Mari kita bicara soal hal serius: gigi.
Dalam foto ijazah sarjana yang disebut-sebut sebagai milik Presiden Jokowi—yang belakangan ramai dibicarakan karena diduga palsu—terpampang wajah muda seorang pria dengan senyum manis dan gigi yang begitu rapi, layaknya hasil kerja ortodontis kelas dunia. Sungguh, sebaris gigi yang bisa membuat model pasta gigi iri hati.
Tapi kemudian, mari kita tatap senyum Pak Jokowi hari ini, dalam balutan jas kepresidenan.
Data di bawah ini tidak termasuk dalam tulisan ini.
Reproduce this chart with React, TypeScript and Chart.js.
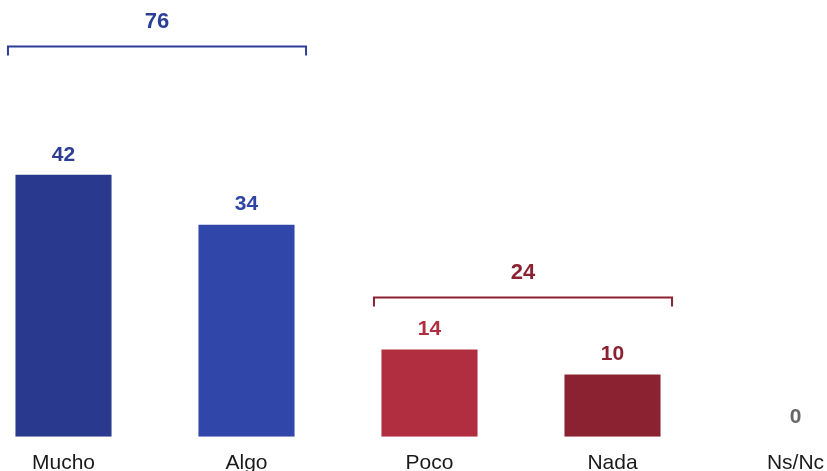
import React, { useEffect, useRef } from "react";
import { Chart, registerables } from "chart.js";

Chart.register(...registerables);

const categories = ["Mucho", "Algo", "Poco", "Nada", "Ns/Nc"];
const values = [42, 34, 14, 10, 0];
const barColors = ["#29398d", "#3047a9", "#b02e3f", "#8b2231", "#8a8a8a"];
const labelColors = ["#2c3d93", "#2f45a6", "#b02e3f", "#8b2231", "#666666"];

const groupStart = [0, 2];
const groupEnd = [1, 3];
const groupTotals = [76, 24];
const groupLevels = [62.7, 22.4];
const groupColors = ["#2c3f96", "#8b2231"];

const annotatePlugin = {
  id: "annotate",
  afterDatasetsDraw(chart: any) {
    const ctx = chart.ctx;
    const meta = chart.getDatasetMeta(0);
    const yScale = chart.scales.y;
    ctx.save();
    ctx.textAlign = "center";
    ctx.textBaseline = "middle";
    ctx.font = "bold 21px 'Liberation Sans', Arial, sans-serif";
    meta.data.forEach((bar: any, i: number) => {
      ctx.fillStyle = labelColors[i];
      ctx.fillText(String(values[i]), bar.x, bar.y - 20);
    });
    groupStart.forEach((s: number, g: number) => {
      const a = meta.data[s];
      const b = meta.data[groupEnd[g]];
      const x1 = a.x - a.width / 2 - 7.5;
      const x2 = b.x + b.width / 2 + 11.5;
      const y = Math.round(yScale.getPixelForValue(groupLevels[g])) + 0.5;
      ctx.strokeStyle = groupColors[g];
      ctx.lineWidth = 2;
      ctx.beginPath();
      ctx.moveTo(x1, y + 9);
      ctx.lineTo(x1, y);
      ctx.lineTo(x2, y);
      ctx.lineTo(x2, y + 9);
      ctx.stroke();
      ctx.fillStyle = groupColors[g];
      ctx.font = "bold 22px 'Liberation Sans', Arial, sans-serif";
      ctx.fillText(String(groupTotals[g]), (x1 + x2) / 2, y - 25);
    });
    ctx.restore();
  },
};

export default function App() {
  const ref = useRef<HTMLCanvasElement | null>(null);
  useEffect(() => {
    if (!ref.current) return;
    const chart = new Chart(ref.current, {
      type: "bar",
      data: {
        labels: categories,
        datasets: [
          {
            data: values,
            backgroundColor: barColors,
            borderWidth: 0,
            barPercentage: 0.525,
            categoryPercentage: 1,
          },
        ],
      },
      options: {
        animation: false,
        responsive: false,
        devicePixelRatio: 1,
        layout: { padding: 0 },
        plugins: { legend: { display: false }, tooltip: { enabled: false } },
        scales: {
          x: {
            offset: true,
            grid: { display: false, drawTicks: false },
            border: { display: false },
            ticks: {
              color: "#1a1a1a",
              padding: 14,
              maxRotation: 0,
              autoSkip: false,
              font: { family: "'Liberation Sans', Arial, sans-serif", size: 21 },
            },
          },
          y: { display: false, min: 0, max: 70 },
        },
      },
      plugins: [annotatePlugin],
    });
    return () => chart.destroy();
  }, []);
  return (
    <div style={{ position: "fixed", left: 0, top: 0, width: 827, height: 471, overflow: "hidden", background: "#fff" }}>
      <canvas ref={ref} width={915} height={490} style={{ position: "absolute", left: -28, top: 0 }} />
    </div>
  );
}
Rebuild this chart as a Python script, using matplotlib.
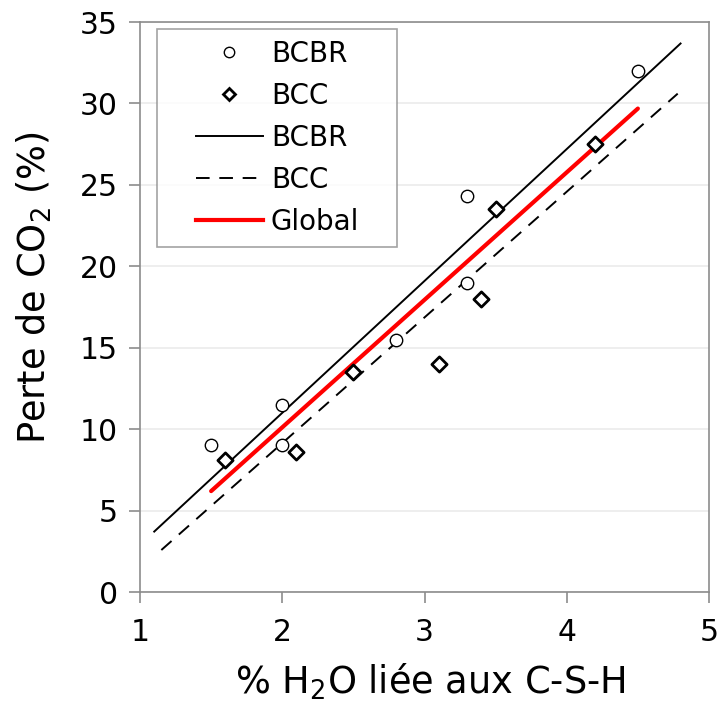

Apa yang kita lihat? Gingsul. Gigi menyelip ke depan dengan anggun, khas dan menawan, hingga bisa membuat Soimah minder. Bedanya, Soimah rela membayar ratusan juta untuk menghilangkan gingsulnya. Jokowi? Entah bagaimana, dari gigi super rapi di usia muda, kini tampil dengan gingsul yang menyembul penuh percaya diri.
Pertanyaannya sederhana, kenapa?
Apakah ini semacam proses “reverse aesthetic dentistry”? Atau mungkin Jokowi ingin menekankan ke-rakyat-an dengan menanamkan nilai-nilai kearifan lokal dalam giginya? Atau mungkin, gigi rapi adalah tanda kemapanan terlalu dini yang tak sesuai narasi “anak tukang kayu,” dan karena itu harus dikoreksi?
Atau… barangkali justru kita semua yang terlalu jahat, terlalu curiga, terlalu sinis. Mungkin ini hanya keajaiban evolusi: gigi bisa berubah arah sesuai kebutuhan politik. Sebuah proses adaptasi biologis yang belum pernah dikaji dalam jurnal ilmiah, tapi sangat nyata di hadapan kita.
Ya, tentu saja kita harus adil. Banyak hal bisa berubah seiring waktu—rambut memutih, kulit berkerut, bahkan prinsip bisa fleksibel. Tapi gigi? Yang dulu rapi lalu jadi gingsul? Itu bukan penuaan biasa, kawan. Itu seni.
Maka mari kita akhiri dengan sebuah refleksi mendalam: siapa yang sebenarnya palsu, ijazahnya atau senyumnya? Dan mana yang lebih penting—keaslian gigi, atau keaslian kepemimpinan?